Please retype the data in full and exactly; the pictures are not part of the copy.

GIVEN MATERIAL
---
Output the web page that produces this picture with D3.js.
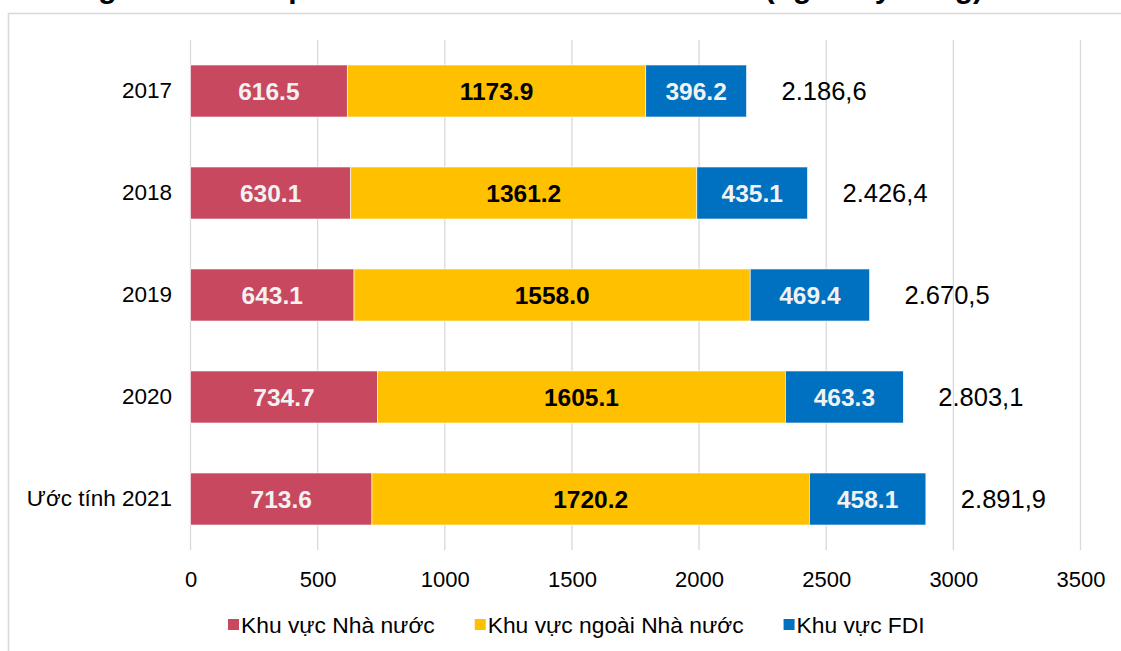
<!DOCTYPE html>
<html>
<head>
<meta charset="utf-8">
<script src="https://cdn.jsdelivr.net/npm/d3@7"></script>
<style>
  html, body { margin: 0; padding: 0; background: #ffffff; overflow: hidden; }
  svg { display: block; font-family: "Liberation Sans", Arial, sans-serif; }
</style>
</head>
<body>
<svg id="chart" width="1121" height="651"></svg>
<script>
// Investment by economic sector, thousand billion VND
const categories = ["2017", "2018", "2019", "2020", "Ước tính 2021"];
const seriesNames = ["Khu vực Nhà nước", "Khu vực ngoài Nhà nước", "Khu vực FDI"];
const stateSector = [616.5, 630.1, 643.1, 734.7, 713.6];
const nonStateSector = [1173.9, 1361.2, 1558.0, 1605.1, 1720.2];
const fdiSector = [396.2, 435.1, 469.4, 463.3, 458.1];
const totals = [2186.6, 2426.4, 2670.5, 2803.1, 2891.9];
const xTicks = [0, 500, 1000, 1500, 2000, 2500, 3000, 3500];
const titleText = "Tổng vốn đầu tư phát triển theo hình thức sở hữu (nghìn tỷ đồng)";

const colors = ["#C8485F", "#FFC000", "#0070C0"];
const labelColors = ["#F2F2F2", "#000000", "#F2F2F2"];

const svg = d3.select("#chart");

// chart frame
svg.append("rect")
  .attr("x", 8.5).attr("y", 13.5)
  .attr("width", 1130).attr("height", 660)
  .attr("fill", "none").attr("stroke", "#d9d9d9").attr("stroke-width", 1.6);

// title, sitting above the top edge of the frame
svg.append("text")
  .attr("x", 983).attr("y", -2)
  .attr("text-anchor", "end")
  .attr("font-weight", "bold").attr("font-size", 30)
  .attr("fill", "#000")
  .text(titleText);

const x = d3.scaleLinear().domain([0, 3500]).range([190.5, 1080.5]);
const y = d3.scaleBand().domain(categories).range([40, 550])
  .paddingInner(0.49).paddingOuter(0.245);

// vertical gridlines
svg.append("g").selectAll("line").data(xTicks).join("line")
  .attr("x1", d => x(d)).attr("x2", d => x(d))
  .attr("y1", 40).attr("y2", 550)
  .attr("stroke", "#d9d9d9").attr("stroke-width", 1.3);

// x axis tick labels
const xAxis = d3.axisBottom(x).tickValues(xTicks).tickSize(0).tickPadding(0).tickFormat(d3.format("d"));
const gx = svg.append("g").attr("transform", "translate(0,570)").call(xAxis);
gx.select(".domain").remove();
gx.selectAll("text")
  .attr("font-family", "'Liberation Sans', Arial, sans-serif")
  .attr("font-size", 22).attr("fill", "#000").attr("dy", "0.75em");

// category axis labels
const yAxis = d3.axisLeft(y).tickSize(0).tickPadding(0);
const gy = svg.append("g").attr("transform", "translate(172,0)").call(yAxis);
gy.select(".domain").remove();
gy.selectAll("text")
  .attr("font-family", "'Liberation Sans', Arial, sans-serif")
  .attr("font-size", 22.5).attr("fill", "#000");

// stacked data
const rows = categories.map((c, i) => ({
  cat: c, s0: stateSector[i], s1: nonStateSector[i], s2: fdiSector[i], total: totals[i]
}));
const stack = d3.stack().keys(["s0", "s1", "s2"]);
const layers = stack(rows);

const fmtSeg = d3.format(".1f");
const vi = d3.formatLocale({ decimal: ",", thousands: ".", grouping: [3], currency: ["", ""] });
const fmtTotal = vi.format(",.1f");

const gLayers = svg.append("g").selectAll("g").data(layers).join("g")
  .attr("fill", (d, i) => colors[i]);

gLayers.selectAll("rect").data(d => d).join("rect")
  .attr("x", d => x(d[0]))
  .attr("width", d => x(d[1]) - x(d[0]))
  .attr("y", d => y(d.data.cat))
  .attr("height", y.bandwidth())
  .attr("stroke", "#ffffff").attr("stroke-width", 0.6);

// segment value labels
layers.forEach((layer, li) => {
  svg.append("g").selectAll("text").data(layer).join("text")
    .attr("x", d => (x(d[0]) + x(d[1])) / 2)
    .attr("y", d => y(d.data.cat) + y.bandwidth() / 2)
    .attr("dy", "0.36em")
    .attr("text-anchor", "middle")
    .attr("font-weight", "bold").attr("font-size", 24.5)
    .attr("fill", labelColors[li])
    .text(d => fmtSeg(d[1] - d[0]));
});

// totals beside each bar
svg.append("g").selectAll("text").data(rows).join("text")
  .attr("x", d => x(d.total) + 35)
  .attr("y", d => y(d.cat) + y.bandwidth() / 2)
  .attr("dy", "0.36em")
  .attr("font-size", 25.5).attr("fill", "#000")
  .text(d => fmtTotal(d.total));

// legend
const legend = svg.append("g");
let lx = 228;
seriesNames.forEach((name, i) => {
  const item = legend.append("g");
  item.append("rect").attr("x", lx).attr("y", 619).attr("width", 11).attr("height", 11)
    .attr("fill", colors[i]);
  const t = item.append("text").attr("x", lx + 13).attr("y", 633)
    .attr("font-size", 22.8).attr("fill", "#000").text(name);
  lx += 13 + t.node().getComputedTextLength() + 40;
});
</script>
</body>
</html>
---
ANSWER TO THIS PROBLEM
Output the web page that produces this picture with D3.js.
<!DOCTYPE html>
<html>
<head>
<meta charset="utf-8">
<script src="https://cdn.jsdelivr.net/npm/d3@7"></script>
<style>
  html, body { margin: 0; padding: 0; background: #ffffff; overflow: hidden; }
  svg { display: block; font-family: "Liberation Sans", Arial, sans-serif; }
</style>
</head>
<body>
<svg id="chart" width="1121" height="651"></svg>
<script>
// Investment by economic sector, thousand billion VND
const categories = ["2017", "2018", "2019", "2020", "Ước tính 2021"];
const seriesNames = ["Khu vực Nhà nước", "Khu vực ngoài Nhà nước", "Khu vực FDI"];
const stateSector = [616.5, 630.1, 643.1, 734.7, 713.6];
const nonStateSector = [1173.9, 1361.2, 1558.0, 1605.1, 1720.2];
const fdiSector = [396.2, 435.1, 469.4, 463.3, 458.1];
const totals = [2186.6, 2426.4, 2670.5, 2803.1, 2891.9];
const xTicks = [0, 500, 1000, 1500, 2000, 2500, 3000, 3500];
const titleText = "Tổng vốn đầu tư phát triển theo hình thức sở hữu (nghìn tỷ đồng)";

const colors = ["#C8485F", "#FFC000", "#0070C0"];
const labelColors = ["#F2F2F2", "#000000", "#F2F2F2"];

const svg = d3.select("#chart");

// chart frame
svg.append("rect")
  .attr("x", 8.5).attr("y", 13.5)
  .attr("width", 1130).attr("height", 660)
  .attr("fill", "none").attr("stroke", "#d9d9d9").attr("stroke-width", 1.6);

// title, sitting above the top edge of the frame
svg.append("text")
  .attr("x", 983).attr("y", -2)
  .attr("text-anchor", "end")
  .attr("font-weight", "bold").attr("font-size", 30)
  .attr("fill", "#000")
  .text(titleText);

const x = d3.scaleLinear().domain([0, 3500]).range([190.5, 1080.5]);
const y = d3.scaleBand().domain(categories).range([40, 550])
  .paddingInner(0.49).paddingOuter(0.245);

// vertical gridlines
svg.append("g").selectAll("line").data(xTicks).join("line")
  .attr("x1", d => x(d)).attr("x2", d => x(d))
  .attr("y1", 40).attr("y2", 550)
  .attr("stroke", "#d9d9d9").attr("stroke-width", 1.3);

// x axis tick labels
const xAxis = d3.axisBottom(x).tickValues(xTicks).tickSize(0).tickPadding(0).tickFormat(d3.format("d"));
const gx = svg.append("g").attr("transform", "translate(0,570)").call(xAxis);
gx.select(".domain").remove();
gx.selectAll("text")
  .attr("font-family", "'Liberation Sans', Arial, sans-serif")
  .attr("font-size", 22).attr("fill", "#000").attr("dy", "0.75em");

// category axis labels
const yAxis = d3.axisLeft(y).tickSize(0).tickPadding(0);
const gy = svg.append("g").attr("transform", "translate(172,0)").call(yAxis);
gy.select(".domain").remove();
gy.selectAll("text")
  .attr("font-family", "'Liberation Sans', Arial, sans-serif")
  .attr("font-size", 22.5).attr("fill", "#000");

// stacked data
const rows = categories.map((c, i) => ({
  cat: c, s0: stateSector[i], s1: nonStateSector[i], s2: fdiSector[i], total: totals[i]
}));
const stack = d3.stack().keys(["s0", "s1", "s2"]);
const layers = stack(rows);

const fmtSeg = d3.format(".1f");
const vi = d3.formatLocale({ decimal: ",", thousands: ".", grouping: [3], currency: ["", ""] });
const fmtTotal = vi.format(",.1f");

const gLayers = svg.append("g").selectAll("g").data(layers).join("g")
  .attr("fill", (d, i) => colors[i]);

gLayers.selectAll("rect").data(d => d).join("rect")
  .attr("x", d => x(d[0]))
  .attr("width", d => x(d[1]) - x(d[0]))
  .attr("y", d => y(d.data.cat))
  .attr("height", y.bandwidth())
  .attr("stroke", "#ffffff").attr("stroke-width", 0.6);

// segment value labels
layers.forEach((layer, li) => {
  svg.append("g").selectAll("text").data(layer).join("text")
    .attr("x", d => (x(d[0]) + x(d[1])) / 2)
    .attr("y", d => y(d.data.cat) + y.bandwidth() / 2)
    .attr("dy", "0.36em")
    .attr("text-anchor", "middle")
    .attr("font-weight", "bold").attr("font-size", 24.5)
    .attr("fill", labelColors[li])
    .text(d => fmtSeg(d[1] - d[0]));
});

// totals beside each bar
svg.append("g").selectAll("text").data(rows).join("text")
  .attr("x", d => x(d.total) + 35)
  .attr("y", d => y(d.cat) + y.bandwidth() / 2)
  .attr("dy", "0.36em")
  .attr("font-size", 25.5).attr("fill", "#000")
  .text(d => fmtTotal(d.total));

// legend
const legend = svg.append("g");
let lx = 228;
seriesNames.forEach((name, i) => {
  const item = legend.append("g");
  item.append("rect").attr("x", lx).attr("y", 619).attr("width", 11).attr("height", 11)
    .attr("fill", colors[i]);
  const t = item.append("text").attr("x", lx + 13).attr("y", 633)
    .attr("font-size", 22.8).attr("fill", "#000").text(name);
  lx += 13 + t.node().getComputedTextLength() + 40;
});
</script>
</body>
</html>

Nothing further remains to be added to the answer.